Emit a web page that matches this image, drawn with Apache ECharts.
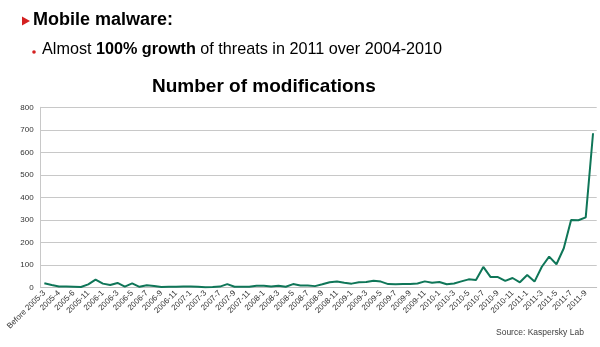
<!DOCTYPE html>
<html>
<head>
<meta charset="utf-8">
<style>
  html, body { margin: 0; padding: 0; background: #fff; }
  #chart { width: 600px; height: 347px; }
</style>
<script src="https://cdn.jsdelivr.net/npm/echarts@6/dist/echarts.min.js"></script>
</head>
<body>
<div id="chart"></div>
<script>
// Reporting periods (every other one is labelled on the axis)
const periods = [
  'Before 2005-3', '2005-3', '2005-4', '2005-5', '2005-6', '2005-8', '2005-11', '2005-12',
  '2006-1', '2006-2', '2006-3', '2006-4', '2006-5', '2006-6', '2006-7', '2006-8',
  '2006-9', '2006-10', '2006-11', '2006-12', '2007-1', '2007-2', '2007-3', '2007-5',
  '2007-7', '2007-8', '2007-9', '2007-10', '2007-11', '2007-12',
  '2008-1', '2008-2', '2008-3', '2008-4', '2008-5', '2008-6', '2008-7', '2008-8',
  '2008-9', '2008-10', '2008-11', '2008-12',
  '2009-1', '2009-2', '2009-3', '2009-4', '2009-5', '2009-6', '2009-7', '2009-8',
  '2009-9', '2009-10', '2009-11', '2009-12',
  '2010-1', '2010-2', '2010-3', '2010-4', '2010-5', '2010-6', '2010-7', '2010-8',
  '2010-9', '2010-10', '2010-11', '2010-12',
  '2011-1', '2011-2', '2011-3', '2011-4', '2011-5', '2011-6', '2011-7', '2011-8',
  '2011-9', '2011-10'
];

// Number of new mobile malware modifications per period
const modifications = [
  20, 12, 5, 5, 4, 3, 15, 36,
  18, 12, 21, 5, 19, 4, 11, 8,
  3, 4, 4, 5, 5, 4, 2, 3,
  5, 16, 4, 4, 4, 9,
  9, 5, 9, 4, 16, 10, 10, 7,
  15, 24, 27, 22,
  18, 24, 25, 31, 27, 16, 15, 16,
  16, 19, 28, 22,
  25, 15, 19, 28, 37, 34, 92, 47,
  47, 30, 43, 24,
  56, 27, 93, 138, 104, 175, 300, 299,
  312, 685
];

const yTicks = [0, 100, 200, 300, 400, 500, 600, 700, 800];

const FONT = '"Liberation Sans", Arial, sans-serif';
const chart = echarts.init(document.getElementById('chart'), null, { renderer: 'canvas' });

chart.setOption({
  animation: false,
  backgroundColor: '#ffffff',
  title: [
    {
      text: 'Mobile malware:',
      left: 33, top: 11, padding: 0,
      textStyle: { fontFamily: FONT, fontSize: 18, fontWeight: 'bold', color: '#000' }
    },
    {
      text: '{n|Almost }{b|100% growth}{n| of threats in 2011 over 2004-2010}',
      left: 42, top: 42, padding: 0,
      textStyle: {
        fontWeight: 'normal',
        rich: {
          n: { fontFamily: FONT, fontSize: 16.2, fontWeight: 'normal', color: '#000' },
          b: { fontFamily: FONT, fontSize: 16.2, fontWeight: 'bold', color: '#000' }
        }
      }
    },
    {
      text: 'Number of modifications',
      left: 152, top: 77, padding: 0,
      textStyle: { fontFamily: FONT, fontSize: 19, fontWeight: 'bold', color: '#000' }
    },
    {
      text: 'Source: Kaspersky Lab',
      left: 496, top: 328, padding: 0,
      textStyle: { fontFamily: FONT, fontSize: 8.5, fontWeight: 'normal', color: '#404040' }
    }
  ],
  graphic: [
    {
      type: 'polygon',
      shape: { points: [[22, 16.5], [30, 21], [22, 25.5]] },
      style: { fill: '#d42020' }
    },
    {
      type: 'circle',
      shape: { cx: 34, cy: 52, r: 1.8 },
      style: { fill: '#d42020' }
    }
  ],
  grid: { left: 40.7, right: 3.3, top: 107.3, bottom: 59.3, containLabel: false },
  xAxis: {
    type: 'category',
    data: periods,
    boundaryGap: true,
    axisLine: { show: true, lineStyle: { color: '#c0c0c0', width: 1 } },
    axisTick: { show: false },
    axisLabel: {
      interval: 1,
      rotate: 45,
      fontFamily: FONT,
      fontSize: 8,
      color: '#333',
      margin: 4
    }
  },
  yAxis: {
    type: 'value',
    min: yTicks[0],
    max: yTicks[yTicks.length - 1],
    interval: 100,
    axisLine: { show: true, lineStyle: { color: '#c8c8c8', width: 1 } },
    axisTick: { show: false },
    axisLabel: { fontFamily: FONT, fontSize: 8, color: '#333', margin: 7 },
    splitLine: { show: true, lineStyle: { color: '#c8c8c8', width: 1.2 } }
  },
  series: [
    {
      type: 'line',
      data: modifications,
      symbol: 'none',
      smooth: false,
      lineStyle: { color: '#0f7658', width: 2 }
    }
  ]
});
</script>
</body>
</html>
▬▬▬▬▬▬▬▬▬▬
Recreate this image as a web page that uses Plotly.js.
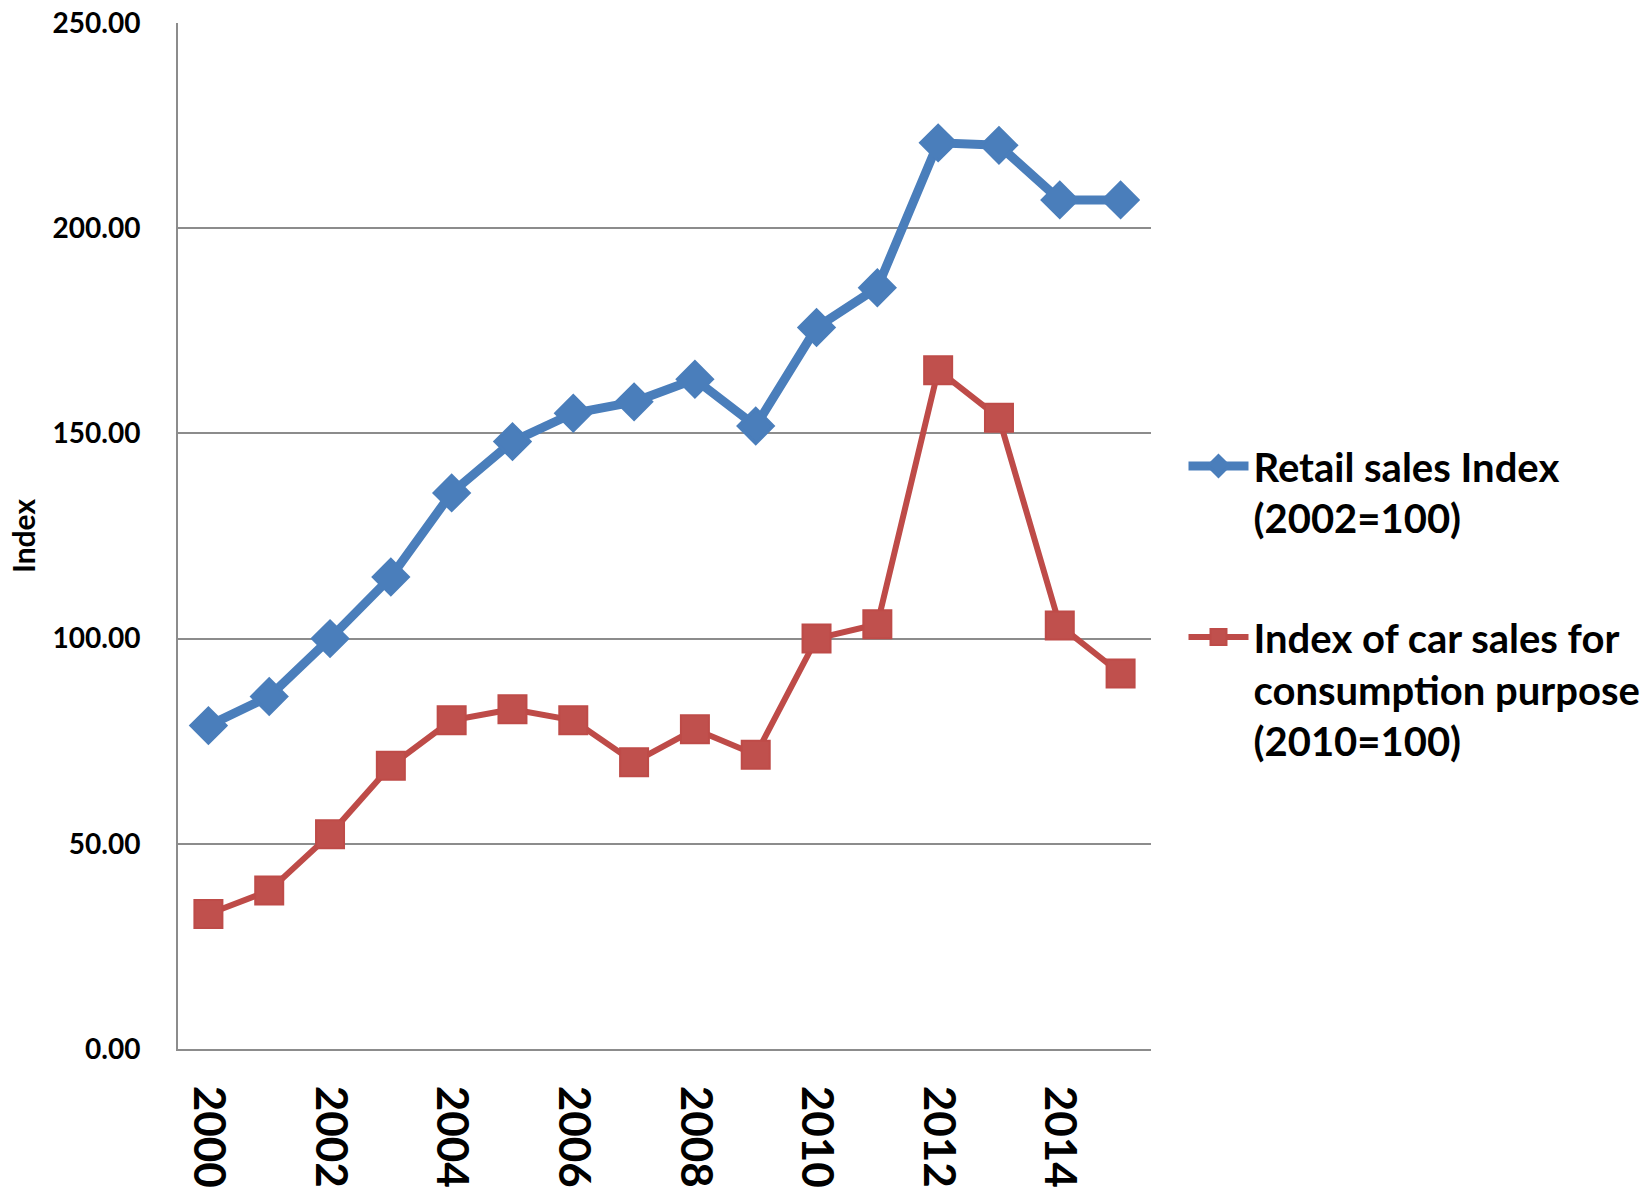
▬▬▬▬▬▬▬▬▬▬
● **WRITTEN PROBLEM**: Collect the lines that hold "page".

● **EXERCISE OUTPUT**:
Emit a web page that matches this image, drawn with Apache ECharts.
Recreate this image as a web page that uses Plotly.js.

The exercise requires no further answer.